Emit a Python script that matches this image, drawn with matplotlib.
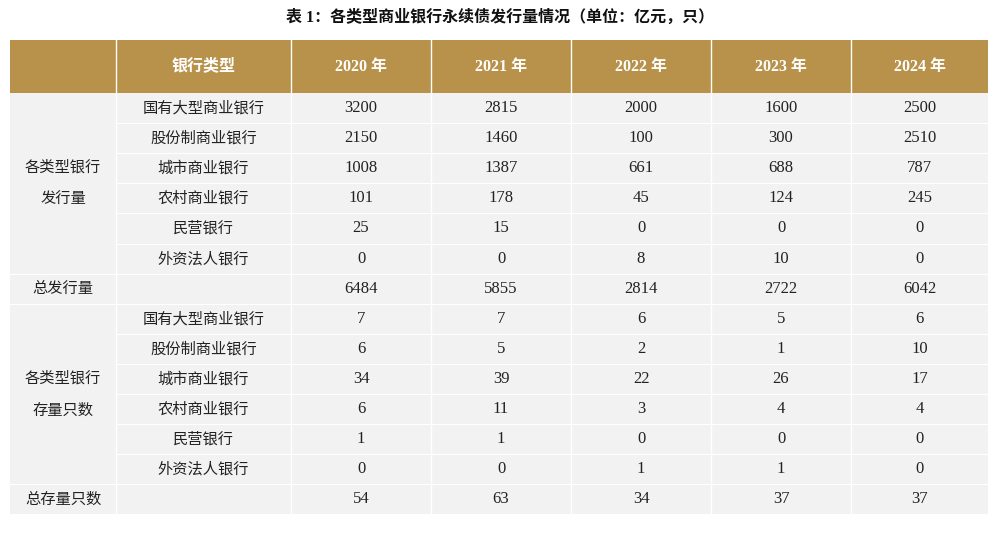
import matplotlib
matplotlib.use("Agg")
import matplotlib.pyplot as plt
from matplotlib.patches import Rectangle

plt.rcParams['font.family'] = ['Noto Sans CJK SC', 'DejaVu Sans']

title = "表 1：各类型商业银行永续债发行量情况（单位：亿元，只）"
header = ["", "银行类型", "2020 年", "2021 年", "2022 年", "2023 年", "2024 年"]
bank_types = ["国有大型商业银行", "股份制商业银行", "城市商业银行", "农村商业银行", "民营银行", "外资法人银行"]
issue = [[3200, 2815, 2000, 1600, 2500],
         [2150, 1460, 100, 300, 2510],
         [1008, 1387, 661, 688, 787],
         [101, 178, 45, 124, 245],
         [25, 15, 0, 0, 0],
         [0, 0, 8, 10, 0]]
issue_total = [6484, 5855, 2814, 2722, 6042]
count = [[7, 7, 6, 5, 6],
         [6, 5, 2, 1, 10],
         [34, 39, 22, 26, 17],
         [6, 11, 3, 4, 4],
         [1, 1, 0, 0, 0],
         [0, 0, 1, 1, 0]]
count_total = [54, 63, 34, 37, 37]
group1 = "各类型银行\n发行量"
group2 = "各类型银行\n存量只数"
total1 = "总发行量"
total2 = "总存量只数"

fig = plt.figure(figsize=(10, 5.54), dpi=100)
ax = fig.add_axes([0, 0, 1, 1])
ax.set_xlim(0, 1000); ax.set_ylim(554, 0); ax.axis('off')

xs = [10, 116, 291, 431, 571, 711, 851, 988]
hy0, hy1 = 40, 93
rh = 30.1
gold = '#B8924A'
body = '#F2F2F2'
serif = ['Liberation Serif', 'Noto Sans CJK SC']

ax.text(500, 18, title, ha='center', va='center', fontsize=11.5, fontweight='bold', color='#111',
        family=serif)
ax.add_patch(Rectangle((xs[0], hy0), xs[-1]-xs[0], hy1-hy0, color=gold, lw=0))
for i in range(1, len(xs)-1):
    ax.plot([xs[i], xs[i]], [hy0, hy1], color='white', lw=1)
for i, h in enumerate(header):
    if h:
        ax.text((xs[i]+xs[i+1])/2, (hy0+hy1)/2, h, ha='center', va='center',
                color='white', fontsize=11.5, fontweight='bold', family=serif)

nrows = 14
ax.add_patch(Rectangle((xs[0], hy1), xs[-1]-xs[0], nrows*rh, color=body, lw=0))
for i in range(1, len(xs)-1):
    ax.plot([xs[i], xs[i]], [hy1, hy1+nrows*rh], color='white', lw=1)
for r in range(1, nrows):
    y = hy1 + r*rh
    ax.plot([xs[1], xs[-1]], [y, y], color='white', lw=0.8)
for r in (6, 7, 13):
    y = hy1 + r*rh
    ax.plot([xs[0], xs[-1]], [y, y], color='white', lw=0.8)

fs = 11
def row(r, label, vals, first=None):
    yc = hy1 + (r+0.5)*rh
    if first:
        ax.text((xs[0]+xs[1])/2, yc, first, ha='center', va='center', fontsize=fs, color='#222')
    if label:
        ax.text((xs[1]+xs[2])/2, yc, label, ha='center', va='center', fontsize=fs, color='#222')
    for j, v in enumerate(vals):
        ax.text((xs[j+2]+xs[j+3])/2, yc, str(v), ha='center', va='center', fontsize=12,
                color='#222', family='Liberation Serif')

for r, (b, v) in enumerate(zip(bank_types, issue)):
    row(r, b, v)
row(6, None, issue_total, total1)
for r, (b, v) in enumerate(zip(bank_types, count)):
    row(r+7, b, v)
row(13, None, count_total, total2)

ax.text((xs[0]+xs[1])/2, hy1+3*rh, group1, ha='center', va='center', fontsize=fs, color='#222', linespacing=2.2)
ax.text((xs[0]+xs[1])/2, hy1+10*rh, group2, ha='center', va='center', fontsize=fs, color='#222', linespacing=2.2)

fig.savefig('out.png', dpi=100, facecolor='white')
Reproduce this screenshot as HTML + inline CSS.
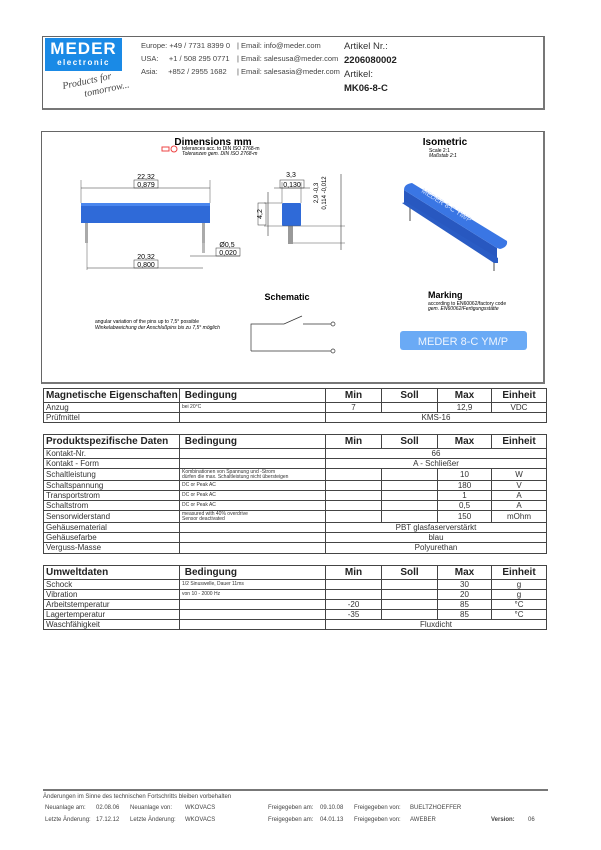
<!DOCTYPE html>
<html><head><meta charset="utf-8">
<style>
body{margin:0;width:601px;height:850px;background:#fff;position:relative;font-family:"Liberation Sans",sans-serif;color:#222;overflow:hidden}
.a{position:absolute;white-space:nowrap}
.box{position:absolute;border:1px solid #666;border-right:2px solid #777;border-bottom:2px solid #777}
table{position:absolute;border-collapse:collapse;left:43px;width:503px;table-layout:fixed}
td{border:1px solid #444;padding:0 2px;font-size:8px;line-height:8px;overflow:hidden;white-space:nowrap;color:#333}
td.c{text-align:center}
tr.h td{font-size:10px;font-weight:bold;color:#222;line-height:12px}
td.s{font-size:5px;line-height:5px}
</style></head><body>

<!-- header -->
<div class="box" style="left:42px;top:36px;width:500px;height:71px"></div>
<div class="a" style="left:45px;top:38px;width:77px;height:33px;background:#1a8ae6"></div>
<div class="a" style="left:47px;top:39px;width:73px;text-align:center;color:#fff;font-weight:bold;font-size:17px;letter-spacing:1px">MEDER</div>
<div class="a" style="left:47px;top:58px;width:73px;text-align:center;color:#fff;font-weight:bold;font-size:8px;letter-spacing:1.5px">electronic</div>
<div class="a" style="left:62px;top:76px;font-family:'Liberation Serif',serif;font-style:italic;font-size:10px;color:#444;transform:rotate(-12deg)">Products for</div>
<div class="a" style="left:84px;top:84px;font-family:'Liberation Serif',serif;font-style:italic;font-size:10px;color:#444;transform:rotate(-12deg)">tomorrow...</div>
<div class="a" style="left:141px;top:41px;font-size:7.5px;color:#444">Europe: +49 / 7731 8399 0</div>
<div class="a" style="left:141px;top:54px;font-size:7.5px;color:#444">USA:&nbsp;&nbsp;&nbsp;&nbsp; +1 / 508 295 0771</div>
<div class="a" style="left:141px;top:67px;font-size:7.5px;color:#444">Asia:&nbsp;&nbsp;&nbsp;&nbsp; +852 / 2955 1682</div>
<div class="a" style="left:237px;top:41px;font-size:7.5px;color:#444">| Email: info@meder.com</div>
<div class="a" style="left:237px;top:54px;font-size:7.5px;color:#444">| Email: salesusa@meder.com</div>
<div class="a" style="left:237px;top:67px;font-size:7.5px;color:#444">| Email: salesasia@meder.com</div>
<div class="a" style="left:344px;top:41px;font-size:9.5px;color:#333">Artikel Nr.:</div>
<div class="a" style="left:344px;top:55px;font-size:9.5px;font-weight:bold;color:#222">2206080002</div>
<div class="a" style="left:344px;top:69px;font-size:9.5px;color:#333">Artikel:</div>
<div class="a" style="left:344px;top:83px;font-size:9.5px;font-weight:bold;color:#222">MK06-8-C</div>

<!-- drawing box -->
<div class="box" style="left:41px;top:131px;width:501px;height:250px"></div>
<svg class="a" style="left:0;top:0" width="601" height="400" font-family="Liberation Sans, sans-serif">
<text x="213" y="145" font-size="10" font-weight="bold" text-anchor="middle">Dimensions mm</text>
<text x="182" y="150" font-size="5">tolerances acc. to DIN ISO 2768-m</text>
<text x="182" y="155" font-size="5" font-style="italic">Toleranzen gem. DIN ISO 2768-m</text>
<circle cx="174" cy="149" r="3" fill="none" stroke="#e44" stroke-width="1"/>
<rect x="162" y="147" width="7" height="4" fill="none" stroke="#e44"/>
<!-- side view -->
<rect x="81" y="203" width="129" height="20" fill="#2f6ad8"/>
<rect x="81" y="203" width="129" height="3" fill="#4a86ee"/>
<line x1="81" y1="180" x2="81" y2="203" stroke="#555" stroke-width=".5"/>
<line x1="210" y1="180" x2="210" y2="203" stroke="#555" stroke-width=".5"/>
<line x1="81" y1="188" x2="210" y2="188" stroke="#333" stroke-width=".6"/>
<text x="146" y="179" font-size="7" text-anchor="middle">22,32</text>
<rect x="134" y="180" width="24" height="8" fill="none" stroke="#333" stroke-width=".5"/>
<text x="146" y="187" font-size="7" text-anchor="middle">0,879</text>
<rect x="85" y="223" width="3" height="20" fill="#aaa"/>
<rect x="202" y="223" width="3" height="20" fill="#aaa"/>
<rect x="202" y="243" width="3" height="10" fill="#bbb"/>
<line x1="87" y1="243" x2="87" y2="270" stroke="#555" stroke-width=".5"/>
<line x1="87" y1="268" x2="203" y2="268" stroke="#333" stroke-width=".6"/>
<text x="146" y="259" font-size="7" text-anchor="middle">20,32</text>
<rect x="134" y="260" width="24" height="8" fill="none" stroke="#333" stroke-width=".5"/>
<text x="146" y="267" font-size="7" text-anchor="middle">0,800</text>
<line x1="190" y1="256" x2="240" y2="256" stroke="#333" stroke-width=".5"/>
<text x="227" y="247" font-size="7" text-anchor="middle">Ø0,5</text>
<rect x="216" y="248" width="24" height="8" fill="none" stroke="#333" stroke-width=".5"/>
<text x="228" y="255" font-size="7" text-anchor="middle">0,020</text>
<!-- end view -->
<rect x="282" y="203" width="19" height="23" rx="1" fill="#2f6ad8"/>
<rect x="288" y="226" width="5" height="18" fill="#999"/>
<line x1="282" y1="182" x2="282" y2="203" stroke="#555" stroke-width=".5"/>
<line x1="301" y1="182" x2="301" y2="203" stroke="#555" stroke-width=".5"/>
<line x1="274" y1="188" x2="310" y2="188" stroke="#333" stroke-width=".6"/>
<text x="291" y="177" font-size="7" text-anchor="middle">3,3</text>
<rect x="280" y="180" width="24" height="8" fill="none" stroke="#333" stroke-width=".5"/>
<text x="292" y="187" font-size="7" text-anchor="middle">0,130</text>
<line x1="268" y1="192" x2="268" y2="236" stroke="#333" stroke-width=".6"/>
<line x1="264" y1="203" x2="282" y2="203" stroke="#555" stroke-width=".5"/>
<line x1="264" y1="226" x2="345" y2="226" stroke="#555" stroke-width=".5"/>
<text transform="translate(262,214) rotate(-90)" font-size="7" text-anchor="middle">4,2</text>
<rect x="258" y="203" width="8" height="22" fill="none" stroke="#333" stroke-width=".5"/>
<line x1="341" y1="174" x2="341" y2="250" stroke="#333" stroke-width=".6"/>
<line x1="293" y1="243" x2="345" y2="243" stroke="#555" stroke-width=".5"/>
<text transform="translate(318,193) rotate(-90)" font-size="6" text-anchor="middle">2,9 -0,3</text>
<text transform="translate(326,193) rotate(-90)" font-size="6" text-anchor="middle">0,114 -0,012</text>
<!-- isometric -->
<text x="445" y="145" font-size="10" font-weight="bold" text-anchor="middle">Isometric</text>
<text x="429" y="152" font-size="5">Scale 2:1</text>
<text x="429" y="157" font-size="5" font-style="italic">Maßstab 2:1</text>
<line x1="410" y1="205" x2="410" y2="221" stroke="#888" stroke-width="1.5"/>
<line x1="494" y1="258" x2="494" y2="271" stroke="#888" stroke-width="1.5"/>
<polygon points="404,190 497,248 497,262 404,204" fill="#2858c0"/>
<polygon points="402,203 406,202 498,258 498,263 494,263" fill="#2a5cc4"/>
<path d="M404,190 Q404,184 412,183 L507,241 Q508,247 500,249 L497,248 Z" fill="#3a76e4"/>
<text transform="translate(421,192) rotate(32)" font-size="7" fill="#d0e0ff">MEDER 8-C YM/P</text>
<!-- schematic -->
<text x="287" y="300" font-size="9" font-weight="bold" text-anchor="middle">Schematic</text>
<text x="95" y="323" font-size="5">angular variation of the pins up to 7,5° possible</text>
<text x="95" y="329" font-size="5" font-style="italic">Winkelabweichung der Anschlußpins bis zu 7,5° möglich</text>
<polyline points="333,324 303,324" fill="none" stroke="#333" stroke-width=".7"/>
<polyline points="251,351 251,324 284,324 302,316" fill="none" stroke="#333" stroke-width=".7"/>
<line x1="251" y1="351" x2="331" y2="351" stroke="#333" stroke-width=".7"/>
<circle cx="333" cy="324" r="2" fill="#fff" stroke="#333" stroke-width=".7"/>
<circle cx="333" cy="351" r="2" fill="#fff" stroke="#333" stroke-width=".7"/>
<!-- marking -->
<text x="428" y="298" font-size="9" font-weight="bold">Marking</text>
<text x="428" y="305" font-size="5">according to EN60062/factory code</text>
<text x="428" y="310" font-size="5" font-style="italic">gem. EN60062/Fertigungsstätte</text>
<rect x="400" y="331" width="127" height="19" rx="3" fill="#6aaaf5"/>
<text x="463" y="345" font-size="11" fill="#eef5ff" text-anchor="middle">MEDER 8-C YM/P</text>
</svg>

<!-- tables -->
<table style="top:388px">
<colgroup><col style="width:136px"><col style="width:146px"><col style="width:56px"><col style="width:56px"><col style="width:54px"><col style="width:55px"></colgroup>
<tr class="h" style="height:14px"><td>Magnetische Eigenschaften</td><td>&nbsp;Bedingung</td><td class="c">Min</td><td class="c">Soll</td><td class="c">Max</td><td class="c">Einheit</td></tr>
<tr style="height:10px"><td>Anzug</td><td class="s">bei 20°C</td><td class="c">7</td><td></td><td class="c">12,9</td><td class="c">VDC</td></tr>
<tr style="height:10px"><td>Prüfmittel</td><td></td><td class="c" colspan="4">KMS-16</td></tr>
</table>

<table style="top:434px">
<colgroup><col style="width:136px"><col style="width:146px"><col style="width:56px"><col style="width:56px"><col style="width:54px"><col style="width:55px"></colgroup>
<tr class="h" style="height:14px"><td>Produktspezifische Daten</td><td>&nbsp;Bedingung</td><td class="c">Min</td><td class="c">Soll</td><td class="c">Max</td><td class="c">Einheit</td></tr>
<tr style="height:10px"><td>Kontakt-Nr.</td><td></td><td class="c" colspan="4">66</td></tr>
<tr style="height:10px"><td>Kontakt - Form</td><td></td><td class="c" colspan="4">A - Schließer</td></tr>
<tr style="height:12px"><td>Schaltleistung</td><td class="s">Kombinationen von Spannung und -Strom<br>dürfen die max. Schaltleistung nicht übersteigen</td><td></td><td></td><td class="c">10</td><td class="c">W</td></tr>
<tr style="height:10px"><td>Schaltspannung</td><td class="s">DC or Peak AC</td><td></td><td></td><td class="c">180</td><td class="c">V</td></tr>
<tr style="height:10px"><td>Transportstrom</td><td class="s">DC or Peak AC</td><td></td><td></td><td class="c">1</td><td class="c">A</td></tr>
<tr style="height:10px"><td>Schaltstrom</td><td class="s">DC or Peak AC</td><td></td><td></td><td class="c">0,5</td><td class="c">A</td></tr>
<tr style="height:12px"><td>Sensorwiderstand</td><td class="s">measured with 40% overdrive<br>Sensor deactivated</td><td></td><td></td><td class="c">150</td><td class="c">mOhm</td></tr>
<tr style="height:10px"><td>Gehäusematerial</td><td></td><td class="c" colspan="4">PBT glasfaserverstärkt</td></tr>
<tr style="height:10px"><td>Gehäusefarbe</td><td></td><td class="c" colspan="4">blau</td></tr>
<tr style="height:11px"><td>Verguss-Masse</td><td></td><td class="c" colspan="4">Polyurethan</td></tr>
</table>

<table style="top:565px">
<colgroup><col style="width:136px"><col style="width:146px"><col style="width:56px"><col style="width:56px"><col style="width:54px"><col style="width:55px"></colgroup>
<tr class="h" style="height:14px"><td>Umweltdaten</td><td>&nbsp;Bedingung</td><td class="c">Min</td><td class="c">Soll</td><td class="c">Max</td><td class="c">Einheit</td></tr>
<tr style="height:10px"><td>Schock</td><td class="s">1/2 Sinuswelle, Dauer 11ms</td><td></td><td></td><td class="c">30</td><td class="c">g</td></tr>
<tr style="height:10px"><td>Vibration</td><td class="s">von 10 - 2000 Hz</td><td></td><td></td><td class="c">20</td><td class="c">g</td></tr>
<tr style="height:10px"><td>Arbeitstemperatur</td><td></td><td class="c">-20</td><td></td><td class="c">85</td><td class="c">°C</td></tr>
<tr style="height:10px"><td>Lagertemperatur</td><td></td><td class="c">-35</td><td></td><td class="c">85</td><td class="c">°C</td></tr>
<tr style="height:10px"><td>Waschfähigkeit</td><td></td><td class="c" colspan="4">Fluxdicht</td></tr>
</table>

<!-- footer -->
<div class="a" style="left:43px;top:789px;width:505px;height:2px;background:#777"></div>
<div class="a" style="left:43px;top:794px;font-size:6px;color:#444">Änderungen im Sinne des technischen Fortschritts bleiben vorbehalten</div>
<div class="a" style="left:45px;top:805px;font-size:6px;color:#444">Neuanlage am:</div>
<div class="a" style="left:96px;top:805px;font-size:6px;color:#444">02.08.06</div>
<div class="a" style="left:130px;top:805px;font-size:6px;color:#444">Neuanlage von:</div>
<div class="a" style="left:185px;top:805px;font-size:6px;color:#444">WKOVACS</div>
<div class="a" style="left:268px;top:805px;font-size:6px;color:#444">Freigegeben am:</div>
<div class="a" style="left:320px;top:805px;font-size:6px;color:#444">09.10.08</div>
<div class="a" style="left:354px;top:805px;font-size:6px;color:#444">Freigegeben von:</div>
<div class="a" style="left:410px;top:805px;font-size:6px;color:#444">BUELTZHOEFFER</div>
<div class="a" style="left:45px;top:817px;font-size:6px;color:#444">Letzte Änderung:</div>
<div class="a" style="left:96px;top:817px;font-size:6px;color:#444">17.12.12</div>
<div class="a" style="left:130px;top:817px;font-size:6px;color:#444">Letzte Änderung:</div>
<div class="a" style="left:185px;top:817px;font-size:6px;color:#444">WKOVACS</div>
<div class="a" style="left:268px;top:817px;font-size:6px;color:#444">Freigegeben am:</div>
<div class="a" style="left:320px;top:817px;font-size:6px;color:#444">04.01.13</div>
<div class="a" style="left:354px;top:817px;font-size:6px;color:#444">Freigegeben von:</div>
<div class="a" style="left:410px;top:817px;font-size:6px;color:#444">AWEBER</div>
<div class="a" style="left:491px;top:817px;font-size:6px;font-weight:bold;color:#444">Version:</div>
<div class="a" style="left:528px;top:817px;font-size:6px;color:#444">06</div>
</body></html>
★ ★ ★
WHAT IS BEING ASKED —
List every line above that holds the word "this".

RESULT OF THE TASK —
Emit a Python script that matches this image, drawn with matplotlib.
Reproduce this screenshot as HTML + inline CSS.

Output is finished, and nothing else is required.